Expertise judiciaire : faute et responsabilité de l’expert judiciaire

Engage sa responsabilité à l’égard du maître d’ouvrage, l’expert judiciaire qui n'a pas pris les mesures nécessaires pour apprécier la gravité du désordre et son degré évolutif et qui a formé des préconisations insuffisantes, contribuant ainsi à la persistance du désordre (Cass. civ. 3, 11-03-2015, n° 13-28.351, FS-P+B).

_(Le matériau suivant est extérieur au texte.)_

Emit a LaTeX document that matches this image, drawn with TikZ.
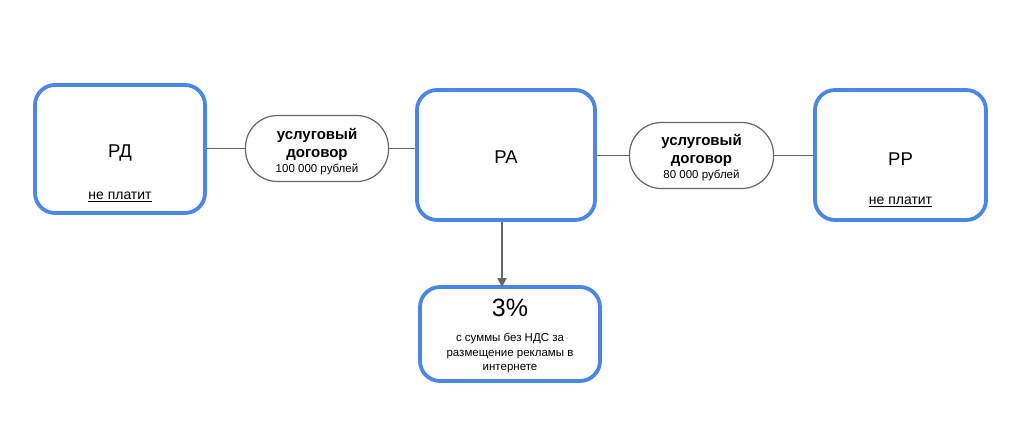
\documentclass[tikz,border=0pt]{standalone}
\usepackage{fontspec}
\setmainfont{Liberation Sans}
\usetikzlibrary{arrows.meta}
\definecolor{gblue}{HTML}{4A86E8}
\definecolor{lgray}{HTML}{666666}
\tikzset{
  party/.style={draw=gblue, line width=3.8pt, rounded corners=20pt, inner sep=0pt},
  deal/.style={draw=lgray, line width=1.2pt, rounded corners=32pt, inner sep=0pt},
  link/.style={draw=lgray, line width=1.5pt},
  dealtext/.style={align=center, font=\fontsize{15}{18}\selectfont\bfseries},
}
\begin{document}
\begin{tikzpicture}[x=1pt,y=-1pt]
    \useasboundingbox(0,0)rectangle(1024,426);
    % parties
    \node[party, minimum width=170pt, minimum height=128pt](rd)at(120,149){};
    \node[party, minimum width=178pt, minimum height=130pt](ra)at(506,155){};
    \node[party, minimum width=171pt, minimum height=130pt](rr)at(900.5,155){};
    \node[party, minimum width=180pt, minimum height=94pt](pct)at(510,334){};
    % contracts
    \node[deal, minimum width=143pt, minimum height=66pt](d1)at(317,148.5){};
    \node[deal, minimum width=144pt, minimum height=66pt](d2)at(701.5,155.5){};
    % texts
    \node[font=\fontsize{18.5}{20}\selectfont](rdname)at(120,153){РД};
    \node[font=\fontsize{14}{16}\selectfont](rdpay)at(120,197){\underline{не платит}};
    \node[font=\fontsize{18.5}{20}\selectfont](raname)at(506,157){РА};
    \node[font=\fontsize{18.5}{20}\selectfont](rrname)at(900.5,159){РР};
    \node[font=\fontsize{14}{16}\selectfont](rrpay)at(900.5,202){\underline{не платит}};
    \node[dealtext](d1text)at(317,152){услуговый\\договор\\[-3pt]{\fontsize{11.5}{14}\selectfont\mdseries 100 000 рублей}};
    \node[dealtext](d2text)at(701.5,157.5){услуговый\\договор\\[-3pt]{\fontsize{11.5}{14}\selectfont\mdseries 80 000 рублей}};
    \node[font=\fontsize{25}{28}\selectfont](pctval)at(510,308){3\%};
    \node[align=center, font=\fontsize{11.5}{14.5}\selectfont](pctnote)at(510,353){с суммы без НДС за\\размещение рекламы в\\интернете};
    % connectors
    \draw[link](rd.east|-d1.west)--(d1.west);
    \draw[link](d1.east)--(d1.east-|ra.west);
    \draw[link](ra.east|-d2.west)--(d2.west);
    \draw[link](d2.east)--(d2.east-|rr.west);
    \draw[link, -{Triangle[width=9pt,length=9pt]}]([xshift=-4pt]ra.south)--([xshift=-4pt, yshift=-2pt]ra.south|-pct.north);
\end{tikzpicture}
\end{document}
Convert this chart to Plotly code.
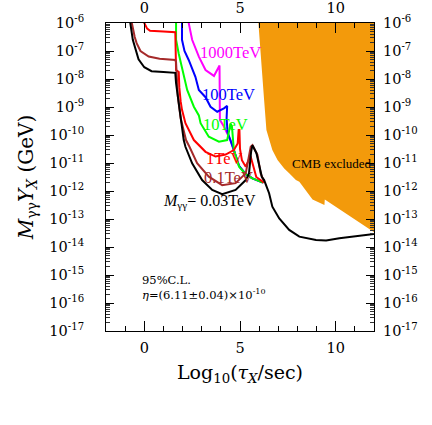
import plotly.graph_objects as go

# lifetime log10(tau_X/sec) and log10(M_gg Y_X / GeV)
tau_003 = [-0.8, -0.73, -0.6, -0.45, -0.3, 0.0, 0.38, 1.0, 1.62, 1.66, 1.77, 1.85, 1.97, 2.06, 2.15,
           2.5, 3.02, 3.55, 4.07, 4.77, 5.3, 5.47, 5.58, 5.65, 5.86, 6.14, 6.26, 6.52, 6.69, 7.05,
           7.57, 8.1, 8.97, 9.5, 10.19, 10.89, 11.77, 12.1]
logy_003 = [-5.9, -6.0, -6.6, -7.0, -7.3, -7.58, -7.72, -7.75, -7.78, -8.15, -8.75, -9.23, -9.7, -10.18, -10.42,
            -11.01, -11.61, -11.96, -12.11, -11.96, -11.61, -11.37, -10.6, -10.36, -10.65, -11.49, -11.61, -12.08, -12.56, -12.98,
            -13.39, -13.63, -13.75, -13.77, -13.69, -13.63, -13.55, -13.53]

tau_01 = [-0.7, -0.65, -0.5, -0.4, -0.2, 0.23, 0.8, 1.62, 1.66, 1.72, 1.75, 1.9, 2.07, 2.18, 2.36,
          2.76, 3.37, 4.07, 4.77, 5.3, 5.56, 5.65, 5.91, 6.08, 6.26]
logy_01 = [-5.9, -6.0, -6.5, -6.72, -7.0, -7.2, -7.28, -7.32, -7.4, -8.0, -8.6, -9.4, -9.82, -10.18, -10.42,
           -11.01, -11.49, -11.79, -11.72, -11.37, -10.42, -10.36, -10.71, -11.37, -11.67]

tau_1 = [-0.05, 0.0, 0.15, 0.3, 1.0, 1.62, 1.64, 1.66, 1.8, 1.83, 1.9, 1.97, 2.15, 2.59, 3.2,
         3.72, 4.25, 4.68, 4.88, 4.93, 4.97, 5.0, 5.1, 5.3, 5.45, 5.55, 5.65, 5.85, 6.25]
logy_1 = [-5.9, -6.0, -6.2, -6.28, -6.3, -6.33, -7.0, -7.68, -7.75, -8.3, -8.8, -9.1, -9.58, -10.18, -10.6,
          -10.77, -10.7, -10.54, -10.3, -9.82, -9.82, -10.5, -10.9, -11.13, -10.9, -10.75, -11.0, -11.5, -11.7]

tau_10 = [1.66, 1.66, 1.8, 2.06, 2.24, 2.59, 2.85, 2.94, 3.37, 3.9, 4.33, 4.51, 4.58, 4.68, 4.95,
          5.3, 5.65, 6.2]
logy_10 = [-5.9, -6.6, -7.1, -7.92, -8.39, -8.99, -9.3, -9.58, -10.06, -10.24, -10.18, -9.6, -9.7, -10.54, -11.13,
           -11.4, -11.55, -11.7]

tau_100 = [1.97, 1.97, 2.1, 2.32, 2.67, 2.85, 3.2, 3.46, 3.81, 4.16, 4.33, 4.3, 4.35, 4.5, 4.68,
           4.95, 5.3, 5.65, 6.2]
logy_100 = [-5.9, -6.6, -7.0, -7.32, -7.92, -8.39, -8.65, -8.99, -9.17, -9.05, -8.96, -9.4, -9.9, -10.18, -10.54,
            -11.1, -11.4, -11.55, -11.7]

tau_1000 = [2.32, 2.32, 2.5, 2.85, 3.2, 3.64, 3.93, 3.93, 3.95, 4.16, 4.3, 4.5, 4.68, 4.95, 5.3,
            5.65, 6.2]
logy_1000 = [-5.9, -6.0, -6.6, -7.2, -7.68, -7.89, -7.52, -8.5, -9.46, -9.7, -9.9, -10.18, -10.54, -11.1, -11.4,
             -11.55, -11.7]

tau_cmb = [5.94, 5.96, 6.1, 6.17, 6.26, 6.38, 6.43, 6.52, 6.69, 6.96, 7.31, 7.57, 7.92, 8.1, 8.79,
           9.41, 9.43, 11.95, 12.5, 12.5]
logy_cmb = [-5.8, -6.0, -7.5, -7.92, -8.75, -9.82, -9.94, -10.18, -10.54, -10.89, -11.2, -11.37, -11.61, -11.67, -12.3,
            -12.5, -12.3, -13.45, -13.7, -5.8]

decades = list(range(-17, -5))
decade_text = ["10<sup>%d</sup>" % d for d in decades]

curves = [
    (tau_1000, logy_1000, "#FF00FF"),
    (tau_100, logy_100, "#0000FF"),
    (tau_10, logy_10, "#00FF00"),
    (tau_1, logy_1, "#FF0000"),
    (tau_01, logy_01, "#A52A2A"),
    (tau_003, logy_003, "#000000"),
]

labels = [
    (4.5, -7.04, "1000TeV", "#FF00FF"),
    (4.42, -8.57, "100TeV", "#0000FF"),
    (4.24, -9.64, "10TeV", "#00FF00"),
    (4.2, -10.83, "1TeV", "#FF0000"),
    (4.42, -11.51, "0.1TeV", "#A52A2A"),
]

serif = "DejaVu Serif"
times = "Liberation Serif"

fig = go.Figure()

fig.add_trace(go.Scatter(x=tau_cmb, y=[10 ** v for v in logy_cmb], fill="toself",
                         fillcolor="#F39A0B", line=dict(width=0), mode="lines",
                         hoverinfo="skip", showlegend=False))

for xs, ys, col in curves:
    fig.add_trace(go.Scatter(x=xs, y=[10 ** v for v in ys], mode="lines",
                             line=dict(color=col, width=2), showlegend=False))

# dummy trace so the top / right axes get drawn
fig.add_trace(go.Scatter(x=[None], y=[None], xaxis="x2", yaxis="y2", showlegend=False))

for x, ly, txt, col in labels:
    fig.add_annotation(x=x, y=ly, text=txt, showarrow=False,
                       font=dict(family=times, size=16.5, color=col))

fig.add_annotation(x=3.42, y=-12.36, text="<i>M</i><sub>γγ</sub>= 0.03TeV", showarrow=False,
                   font=dict(family=times, size=16, color="black"))
fig.add_annotation(x=9.8, y=-11.01, text="CMB excluded", showarrow=False,
                   font=dict(family=times, size=13, color="black"))
fig.add_annotation(x=-0.22, y=-15.45,
                   text="95%C.L.<br><i>η</i>=(6.11±0.04)×10<sup>-10</sup>",
                   showarrow=False, xanchor="left", align="left",
                   font=dict(family=serif, size=11.5, color="black"))

tickfont = dict(family=serif, size=14.5, color="black")
xcommon = dict(range=[-2, 12], tickvals=[0, 5, 10], ticks="inside", ticklen=10,
               tickcolor="black", showgrid=False, zeroline=False, tickfont=tickfont,
               automargin=False,
               minor=dict(dtick=1, tick0=0, ticks="inside", ticklen=5, tickcolor="black"))
ycommon = dict(type="log", range=[-17, -6], tickvals=[10.0 ** d for d in decades],
               ticktext=decade_text, ticks="inside", ticklen=8, tickcolor="black",
               showgrid=False, zeroline=False, tickfont=tickfont, automargin=False,
               minor=dict(dtick="D1", ticks="inside", ticklen=4, tickcolor="#333",
                          showgrid=False))

fig.update_layout(
    width=432, height=425,
    margin=dict(l=106, r=58, t=23, b=94),
    plot_bgcolor="white", paper_bgcolor="white",
    xaxis=dict(**xcommon, showline=True, linecolor="black", linewidth=1, mirror=True,
               ticklabelstandoff=4,
               title=dict(text="Log<sub>10</sub>(<i>τ</i><sub><i>X</i></sub>/sec)",
                          font=dict(family=serif, size=19, color="black"), standoff=10)),
    yaxis=dict(**ycommon, showline=True, linecolor="black", linewidth=1, mirror=True,
               ticklabelstandoff=18,
               title=dict(text="<i>M</i><sub>γγ</sub><i>Y</i><sub><i>X</i></sub> (GeV)",
                          font=dict(family=serif, size=20, color="black"), standoff=10)),
    xaxis2=dict(**xcommon, overlaying="x", side="top", showline=False, ticklabelstandoff=6),
    yaxis2=dict(**ycommon, overlaying="y", side="right", showline=False,
                ticklabelstandoff=8),
)

# drop the browser's default body margin so the figure sits at the page corner
fig.write_html("out.html", config={"displayModeBar": False},
               post_script="document.body.style.margin='0';")
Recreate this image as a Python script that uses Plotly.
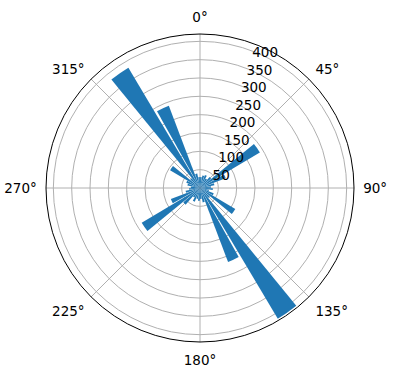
import plotly.graph_objects as go

# bin centres (degrees, clockwise from north) and bar heights
directions = [5, 15, 25, 35, 45, 55, 65, 75, 85, 95, 105, 115,
              125, 135, 145, 155, 165, 175, 185, 195, 205, 215, 225, 235,
              245, 255, 265, 275, 285, 295, 305, 315, 325, 335, 345, 355]
counts = [30, 35, 38, 30, 40, 190, 75, 40, 30, 35, 25, 40,
          112, 35, 415, 216, 40, 30, 35, 30, 40, 30, 60, 185,
          85, 40, 30, 25, 35, 40, 95, 35, 382, 240, 40, 30]

angle_ticks = [0, 45, 90, 135, 180, 225, 270, 315]
radial_ticks = [50, 100, 150, 200, 250, 300, 350, 400]

fig = go.Figure(go.Barpolar(
    r=counts,
    theta=directions,
    width=[8.5] * len(directions),
    marker=dict(color="#1f77b4", line=dict(width=0)),
))

fig.update_layout(
    width=396, height=380,
    margin=dict(l=46, r=42, t=34, b=38),
    paper_bgcolor="white",
    showlegend=False,
    font=dict(family="DejaVu Sans", size=13.5, color="black"),
    polar=dict(
        bgcolor="white",
        angularaxis=dict(
            rotation=90, direction="clockwise",
            tickmode="array", tickvals=angle_ticks,
            ticktext=[f"{a}°" for a in angle_ticks],
            showgrid=True, gridcolor="#b0b0b0", gridwidth=0.8,
            showline=True, linecolor="black", linewidth=1,
            ticks="outside", ticklen=6, tickcolor="rgba(0,0,0,0)",
        ),
        radialaxis=dict(
            range=[0, 420],
            tickmode="array", tickvals=radial_ticks,
            ticktext=[str(v) for v in radial_ticks],
            showgrid=True, gridcolor="#b0b0b0", gridwidth=0.8,
            showline=False, ticks="", angle=72, tickangle=72,
        ),
    ),
)

fig.write_html("out.html")
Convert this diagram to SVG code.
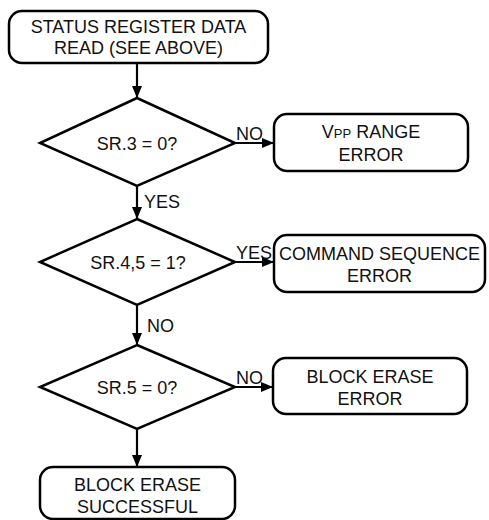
<svg xmlns="http://www.w3.org/2000/svg" width="489" height="520" viewBox="0 0 489 520">
<defs>
<style>
.box{fill:#fff;stroke:#000;stroke-width:2.5}
.dia{fill:#fff;stroke:#000;stroke-width:2.5;stroke-linejoin:miter}
.t{font-family:"Liberation Sans",Arial,sans-serif;font-size:18px;fill:#111;text-anchor:middle}
.l{font-family:"Liberation Sans",Arial,sans-serif;font-size:18px;fill:#111}
.c{stroke:#000;stroke-width:2.2;fill:none}
</style>
<marker id="ah" viewBox="0 0 12 10" refX="12" refY="5" markerWidth="12" markerHeight="10" markerUnits="userSpaceOnUse" orient="auto">
<path d="M0,0 L12,5 L0,10 Z" fill="#000"/>
</marker>
</defs>
<g id="connectors">
<line class="c" x1="137" y1="63" x2="137" y2="98" marker-end="url(#ah)"/>
<line class="c" x1="235" y1="143" x2="274" y2="143" marker-end="url(#ah)"/>
<line class="c" x1="137" y1="186" x2="137" y2="219" marker-end="url(#ah)"/>
<line class="c" x1="235" y1="262" x2="274" y2="262" marker-end="url(#ah)"/>
<line class="c" x1="137" y1="305" x2="137" y2="345" marker-end="url(#ah)"/>
<line class="c" x1="235" y1="387" x2="273" y2="387" marker-end="url(#ah)"/>
<line class="c" x1="137" y1="429" x2="137" y2="467" marker-end="url(#ah)"/>
<text class="l" x="236" y="140">NO</text>
<text class="l" x="144" y="208">YES</text>
<text class="l" x="236" y="259">YES</text>
<text class="l" x="147" y="332">NO</text>
<text class="l" x="236" y="384">NO</text>
</g>
<g id="start">
<rect class="box" x="9" y="11" width="259" height="52" rx="13"/>
<text class="t" x="138.5" y="33">STATUS REGISTER DATA</text>
<text class="t" x="138.5" y="54">READ (SEE ABOVE)</text>
</g>
<g id="d1">
<polygon class="dia" points="137,98 235,143 137,186 40,143"/>
<text class="t" x="137" y="150">SR.3 = 0?</text>
</g>
<g id="vpp">
<rect class="box" x="274" y="114" width="194" height="57" rx="13"/>
<text class="t" x="371" y="138">V<tspan font-size="13">PP</tspan> RANGE</text>
<text class="t" x="371" y="161">ERROR</text>
</g>
<g id="d2">
<polygon class="dia" points="137,219 235,262 137,305 40,262"/>
<text class="t" x="138" y="269">SR.4,5 = 1?</text>
</g>
<g id="cmd">
<rect class="box" x="274" y="235" width="211" height="57" rx="13"/>
<text class="t" x="379.5" y="260">COMMAND SEQUENCE</text>
<text class="t" x="379.5" y="282">ERROR</text>
</g>
<g id="d3">
<polygon class="dia" points="137,345 235,387 137,429 40,387"/>
<text class="t" x="137" y="394">SR.5 = 0?</text>
</g>
<g id="berr">
<rect class="box" x="273" y="358" width="194" height="56" rx="13"/>
<text class="t" x="370" y="383">BLOCK ERASE</text>
<text class="t" x="370" y="405">ERROR</text>
</g>
<g id="success">
<rect class="box" x="40" y="467" width="195" height="52" rx="13"/>
<text class="t" x="137.5" y="491">BLOCK ERASE</text>
<text class="t" x="137.5" y="513">SUCCESSFUL</text>
</g>
</svg>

En l’espèce, le maître d’ouvrage avait confié à une société la réalisation d'une piscine. Des désordres étant apparus sur la piscine, une expertise avait été ordonnée. L’expert avait déposé son rapport en concluant à une erreur de conception et en préconisant de remplacer les éléments de margelle fissurés après stabilisation du phénomène de flexion de la paroi.

 

Des désordres étant réapparus, le même avait été judiciairement désigné pour déterminer les travaux de reprise nécessaires, évaluer leur coût et surveiller leur réalisation par l'entreprise choisie par le maître de l'ouvrage. Les travaux préconisés par l’expert judiciaire dans son rapport final avaient été réalisés.

 

Des désordres étant de nouveau apparus sur la piscine, une nouvelle expertise avait été ordonnée et confiée à un autre expert.

 

Après dépôt du rapport, le maître d’ouvrage avait assigné notamment le premier expert judiciaire en indemnisation de ses préjudices.

 

Déboutés de cette demande par les juges du fond, au motif de l’absence de lien entre l’état actuel de la piscine et la faute de l’expert judiciaire, le maître d’ouvrage s’est pourvu en cassation.

 

La Cour de cassation censure la décision des juges du fond. Elle relève que ces derniers avaient conclu que l’expert judiciaire avait partiellement identifié l'origine du désordre initial mais n'avait pas pris les mesures nécessaires pour apprécier sa gravité et son degré évolutif et que ses préconisations étaient insuffisantes sur un plan mécanique, la conception inadaptée de l'ouvrage et les contraintes spécifiques du terrain rendant particulièrement nécessaire une étude de sol afin de préconiser des travaux de réparation adaptés et durables.

 

Il en résultait que la faute de l’expert judiciaire était à l'origine de la persistance des dommages.

 

L’expert judiciaire avait donc engagé sa responsabilité et devait en conséquence contribuer à la réparation des préjudices subis.